Gail Vanstone, Associate Professor, Department of Humanities (Culture & Expression Program) at York University, Toronto, Canada is the author of D is For Daring, a feminist cultural history of Studio D of the National Film Board (1974-1996) and a four-minute digital documentary Remembering Miriam (1994). Specializing in Canadian cultural production, Vanstone is currently compiling a digital archive of filmmakers, producers, technicians and other key players associated with Studio D.
Session Title: A Stitch in Time: Interactivity and Ethical Activism
Our proposal takes place at the nexus of feminist activism, participation and ethics. Developing a project executed in augmented reality conceived of as an art gallery installation, we reanimate the voices of second wave feminists bringing them into a creative contemporary collaborative conversation. Underlying the project is a desire to bridge the historical/ideological period known as second-wave feminism, joining it to ideas/issues concerning women today. Our method reinvigorates feminist documentary practices embedded in super-8 film and video production through interactive documentary. As a meditation on the creative tension between politics and history and an invitation to engage in epistemological self-examination, our project must address pressing questions rooted in the above-name triad of considerations.
The piece itself is grounded in the act of quilting. Fracturing images from second-wave feminist documentary film, we capture women’s ideas, making them available for reflection and reconfiguration by audiences today. Employing augmented reality, we invite participants not merely to consume the documentary visually but to engage bodily in creating a new documentary fabric, reconstructing fragments from the past with ideas of their own, thus crafting an augmented reality ‘quilt’. This gesture towards the collective practices of women’s creativity and collectivity effectively transforms the role and position of the ‘onlooker’, inviting an ideological and ontological shift from object to subject.

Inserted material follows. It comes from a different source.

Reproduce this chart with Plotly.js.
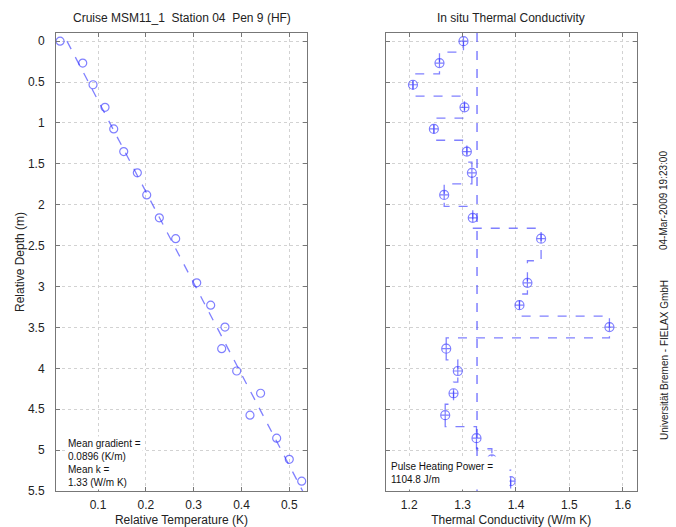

The project demands that we think through ethical implications of our invitation to engagement with (our) feminist agenda. We ask: What ethical considerations are bound up in the dynamic act of participation/interaction, taking place both within and around our i-doc project? What are the ethical considerations in inviting and using participant responses as a component of activism? How might we mobilize a strategy that avoids the pitfalls of essentialism, a critique that continues to dog second-wave feminism?